Moneyness reads \(S / K\) where \(S\) is the spot price of the underlying instrument and \(K\) is the strike of the derivative.

Parameters

time_step (int, optional) – The time step to calculate the moneyness. If None (default), the moneyness is calculated at all time steps.
log (bool, default=False) – If True, returns log moneyness.

Shape:

Output: \((N, T)\) where \(N\) is the number of paths and \(T\) is the number of time steps. If time_step is given, the shape is \((N, 1)\).

Returns: torch.Tensor

simulate(n_paths=1, init_state=None)¶

Simulate time series associated with the underlier.

Parameters

n_paths (int) – The number of paths to simulate.
init_state (tuple[torch.Tensor | float], optional) – The initial state of the underlier.
**kwargs – Other parameters passed to self.underlier.simulate().

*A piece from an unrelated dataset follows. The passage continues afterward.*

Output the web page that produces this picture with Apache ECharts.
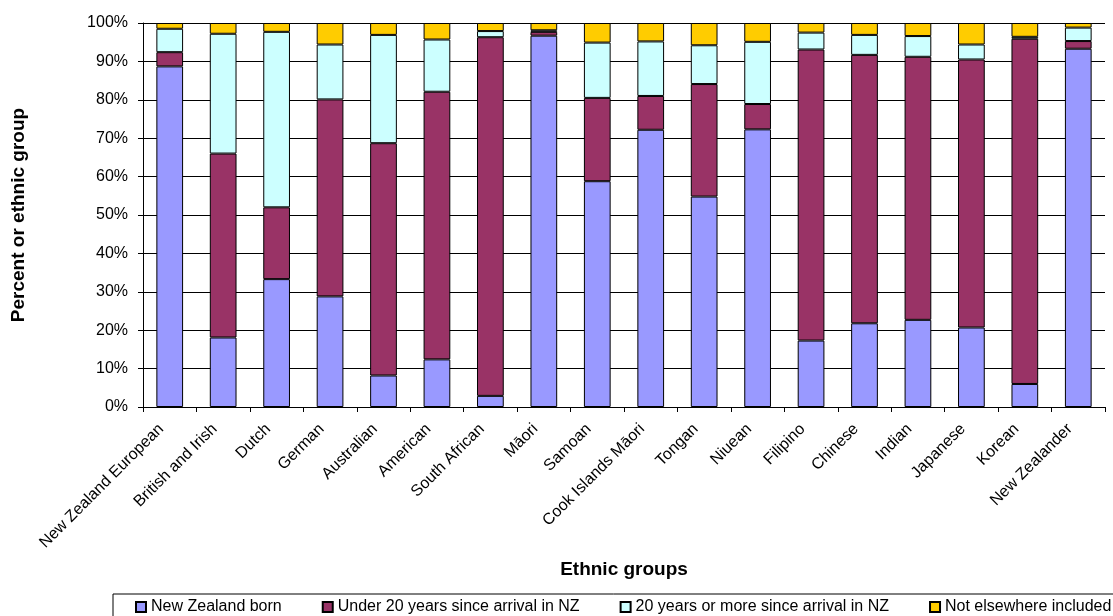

time_to_maturity(time_step=None)¶

Returns the time to maturity of self.

Parameters: time_step (int, optional) – The time step to calculate the time to maturity. If None (default), the time to maturity is calculated at all time steps.

Shape:

Output: \((N, T)\) where \(N\) is the number of paths and \(T\) is the number of time steps. If time_step is given, the shape is \((N, 1)\).

Returns: torch.Tensor

to(*args, **kwargs)¶

Moves and/or casts the buffers of the instrument.

This can be called as

to(device=None, dtype=None)¶

to(tensor)¶

to(instrument)¶

Its signature is similar to torch.nn.Module.to(). It only accepts floating point dtypes. See Instrument dtype and device for details.

Note

This method modifies the instrument in-place.